The two men — on opposite side of the political spectrum — spoke recently.
Emanuel acknowledged Trump had called him after helping to break ground on the Theater on the Lake renovation in Lincoln Park Monday, but offered precious few details.
"I don't talk about my conversations with presidents [or] president-elects," Emanuel said.
Emanuel suggested, however, that Trump had asked him about the logistics of the presidential transition as Trump prepares for his inauguration in January.
"I've worked for two presidents," Emanuel said. "And I've worked on their transitions.
"I was honest, upfront," Emanuel added. "We talked about a range of issues."
Emanuel, who served as President Barack Obama's first chief of staff and as an aide to President Bill Clinton, offered the president-elect insights from his time in the White House during the cordial call, sources said.
Trump also has spoken in recent days with Los Angeles Mayor Eric Garcetti and New York Mayor Bill DeBlasio, and Emanuel cited those calls as well.
"I'm also not a shrinking violet," Emanuel said. "I'm also clear about what's important for the City of Chicago, about our values."
The mayor told Trump that Chicago would remain a sanctuary city despite the president-elect's promise to withhold federal funds from municipalities that protect undocumented immigrants from deportation, sources said.
Emanuel hinted at that Monday.
"He's an investor in the city," he said. "He's an investor in a city that is also — let me be clear — a sanctuary city, and there's a reason it's a sanctuary city."
Emanuel shared with Trump the story of his grandfather's journey as an immigrant to Chicago, emphasizing his personal commitment to the issue, sources said.
On Friday, Emanuel pledged to use $1 million in city money to defend immigrants threatened with deportation.
The fund, in partnership with the National Immigrant Protection Center, will provide immediate legal information, screening and consultations for undocumented immigrants, according to a statement from the mayor.
Trump made immigration a central issue of the presidential campaign. He has vowed to build a wall between the United States and Mexico, to deport 11 million undocumented immigrants and to ban Muslims from entering the country.

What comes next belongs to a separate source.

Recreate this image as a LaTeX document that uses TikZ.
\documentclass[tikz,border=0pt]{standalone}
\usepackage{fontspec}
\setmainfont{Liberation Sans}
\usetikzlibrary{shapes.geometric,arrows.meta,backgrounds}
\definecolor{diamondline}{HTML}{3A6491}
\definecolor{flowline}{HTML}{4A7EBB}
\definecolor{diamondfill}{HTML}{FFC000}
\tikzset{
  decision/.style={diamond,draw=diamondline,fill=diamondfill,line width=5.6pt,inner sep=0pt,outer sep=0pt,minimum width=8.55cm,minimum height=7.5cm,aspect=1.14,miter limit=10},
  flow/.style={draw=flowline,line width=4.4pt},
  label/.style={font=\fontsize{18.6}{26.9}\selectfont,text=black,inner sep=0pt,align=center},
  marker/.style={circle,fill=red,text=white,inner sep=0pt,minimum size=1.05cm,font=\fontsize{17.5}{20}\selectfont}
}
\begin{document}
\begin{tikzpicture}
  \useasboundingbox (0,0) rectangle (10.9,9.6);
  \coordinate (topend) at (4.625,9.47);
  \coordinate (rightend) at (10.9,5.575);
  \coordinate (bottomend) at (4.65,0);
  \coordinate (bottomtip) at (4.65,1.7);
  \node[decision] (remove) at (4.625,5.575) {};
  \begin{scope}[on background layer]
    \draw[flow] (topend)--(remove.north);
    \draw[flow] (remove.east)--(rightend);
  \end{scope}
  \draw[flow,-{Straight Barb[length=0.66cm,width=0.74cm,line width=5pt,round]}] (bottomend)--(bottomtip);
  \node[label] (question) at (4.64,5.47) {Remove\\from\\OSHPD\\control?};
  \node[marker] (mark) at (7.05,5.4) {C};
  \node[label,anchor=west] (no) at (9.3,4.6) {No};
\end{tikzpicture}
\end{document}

Emanuel — although he stayed on the sidelines for much of the presidential election — criticized Trump as unfit to lead America during the campaign.
Emanuel has said he was not worried about Trump taking revenge on Chicago officials, who ordered early this month that a street sign honoring him outside Trump Tower be taken down and blasted him as a racist who should not be allowed to occupy the White House.
During the campaign, Trump held up Chicago as the embodiment of all that is wrong with urban America — a "war-torn country" rife with voter fraud and consumed with violence and poverty.
The news of the call was first reported by Politico Illinois.